• Directions for this task: Write out the listing, please, but only from its first line through the line containing "let yTicks = [0, 100, 200, 300, 400];", exactly as given and without pictures.
=======
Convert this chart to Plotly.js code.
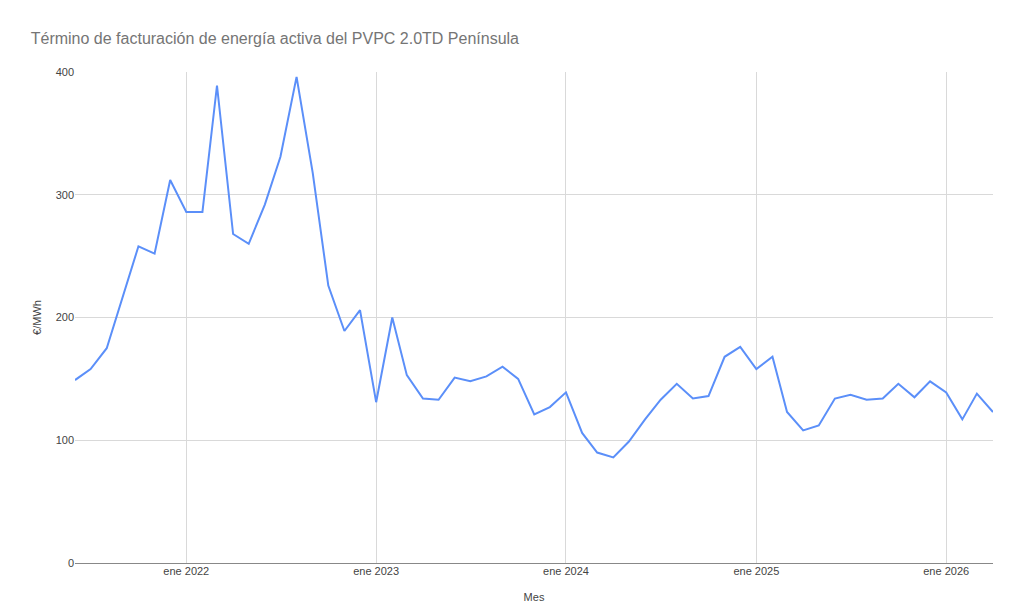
<!DOCTYPE html>
<html>
<head>
<meta charset="utf-8">
<script src="https://cdn.plot.ly/plotly-3.0.1.min.js"></script>
<style>
  html, body { margin: 0; padding: 0; background: #fff; }
  #myPlot { width: 1024px; height: 613px; }
</style>
</head>
<body>
<div id="myPlot"></div>
<script>
// months from jun 2021 to abr 2026
let months = [
  "2021-06-01","2021-07-01","2021-08-01","2021-09-01","2021-10-01","2021-11-01","2021-12-01",
  "2022-01-01","2022-02-01","2022-03-01","2022-04-01","2022-05-01","2022-06-01",
  "2022-07-01","2022-08-01","2022-09-01","2022-10-01","2022-11-01","2022-12-01",
  "2023-01-01","2023-02-01","2023-03-01","2023-04-01","2023-05-01","2023-06-01",
  "2023-07-01","2023-08-01","2023-09-01","2023-10-01","2023-11-01","2023-12-01",
  "2024-01-01","2024-02-01","2024-03-01","2024-04-01","2024-05-01","2024-06-01",
  "2024-07-01","2024-08-01","2024-09-01","2024-10-01","2024-11-01","2024-12-01",
  "2025-01-01","2025-02-01","2025-03-01","2025-04-01","2025-05-01","2025-06-01",
  "2025-07-01","2025-08-01","2025-09-01","2025-10-01","2025-11-01","2025-12-01",
  "2026-01-01","2026-02-01","2026-03-01","2026-04-01"
];

// €/MWh
let precio = [
  149, 158, 175, 217, 258, 252, 312,
  286, 286, 389, 268, 260, 292,
  331, 396, 318, 226, 189, 206,
  131, 200, 153, 134, 133, 151,
  148, 152, 160, 150, 121, 127,
  139, 106, 90, 86, 99, 117,
  133, 146, 134, 136, 168, 176,
  158, 168, 123, 108, 112, 134,
  137, 133, 134, 146, 135, 148,
  139, 117, 138, 123
];

let tickVals = ["2022-01-01","2023-01-01","2024-01-01","2025-01-01","2026-01-01"];
let tickText = ["ene 2022","ene 2023","ene 2024","ene 2025","ene 2026"];

let yTicks = [0, 100, 200, 300, 400];

var trace1 = {
  x: months,
  y: precio,
  type: 'scatter',
  mode: 'lines',
  line: { color: '#5b8ff9', width: 2 },
  name: '€/MWh'
};

var layout = {
  width: 1024,
  height: 613,
  paper_bgcolor: '#ffffff',
  plot_bgcolor: '#ffffff',
  showlegend: false,
  font: { family: 'Liberation Sans, Arial, sans-serif', size: 11, color: '#444' },
  margin: { l: 75, r: 31, t: 72, b: 50 },
  title: {
    text: 'Término de facturación de energía activa del PVPC 2.0TD Península',
    font: { family: 'Liberation Sans, Arial, sans-serif', size: 16, color: '#757575' },
    x: 0.03, xref: 'container', xanchor: 'left',
    y: 0.938, yref: 'container', yanchor: 'middle'
  },
  xaxis: {
    type: 'date',
    range: ['2021-06-01', '2026-04-01'],
    tickvals: tickVals,
    ticktext: tickText,
    showgrid: true,
    gridcolor: '#d9d9d9',
    zeroline: false,
    showline: false,
    ticks: '',
    tickfont: { size: 11, color: '#444' },
    title: { text: 'Mes', font: { size: 11, color: '#444' }, standoff: 17 }
  },
  yaxis: {
    range: [0, 400],
    tickvals: yTicks,
    showgrid: true,
    gridcolor: '#d9d9d9',
    zeroline: true,
    zerolinecolor: '#888',
    zerolinewidth: 1,
    showline: false,
    ticks: '',
    tickfont: { size: 11, color: '#444' },
    title: { text: '€/MWh', font: { size: 11, color: '#444' }, standoff: 11 }
  }
};

Plotly.newPlot("myPlot", [trace1], layout, { displayModeBar: false, staticPlot: true });
</script>
</body>
</html>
=======
• Response below:
Convert this chart to Plotly.js code.
<!DOCTYPE html>
<html>
<head>
<meta charset="utf-8">
<script src="https://cdn.plot.ly/plotly-3.0.1.min.js"></script>
<style>
  html, body { margin: 0; padding: 0; background: #fff; }
  #myPlot { width: 1024px; height: 613px; }
</style>
</head>
<body>
<div id="myPlot"></div>
<script>
// months from jun 2021 to abr 2026
let months = [
  "2021-06-01","2021-07-01","2021-08-01","2021-09-01","2021-10-01","2021-11-01","2021-12-01",
  "2022-01-01","2022-02-01","2022-03-01","2022-04-01","2022-05-01","2022-06-01",
  "2022-07-01","2022-08-01","2022-09-01","2022-10-01","2022-11-01","2022-12-01",
  "2023-01-01","2023-02-01","2023-03-01","2023-04-01","2023-05-01","2023-06-01",
  "2023-07-01","2023-08-01","2023-09-01","2023-10-01","2023-11-01","2023-12-01",
  "2024-01-01","2024-02-01","2024-03-01","2024-04-01","2024-05-01","2024-06-01",
  "2024-07-01","2024-08-01","2024-09-01","2024-10-01","2024-11-01","2024-12-01",
  "2025-01-01","2025-02-01","2025-03-01","2025-04-01","2025-05-01","2025-06-01",
  "2025-07-01","2025-08-01","2025-09-01","2025-10-01","2025-11-01","2025-12-01",
  "2026-01-01","2026-02-01","2026-03-01","2026-04-01"
];

// €/MWh
let precio = [
  149, 158, 175, 217, 258, 252, 312,
  286, 286, 389, 268, 260, 292,
  331, 396, 318, 226, 189, 206,
  131, 200, 153, 134, 133, 151,
  148, 152, 160, 150, 121, 127,
  139, 106, 90, 86, 99, 117,
  133, 146, 134, 136, 168, 176,
  158, 168, 123, 108, 112, 134,
  137, 133, 134, 146, 135, 148,
  139, 117, 138, 123
];

let tickVals = ["2022-01-01","2023-01-01","2024-01-01","2025-01-01","2026-01-01"];
let tickText = ["ene 2022","ene 2023","ene 2024","ene 2025","ene 2026"];

let yTicks = [0, 100, 200, 300, 400];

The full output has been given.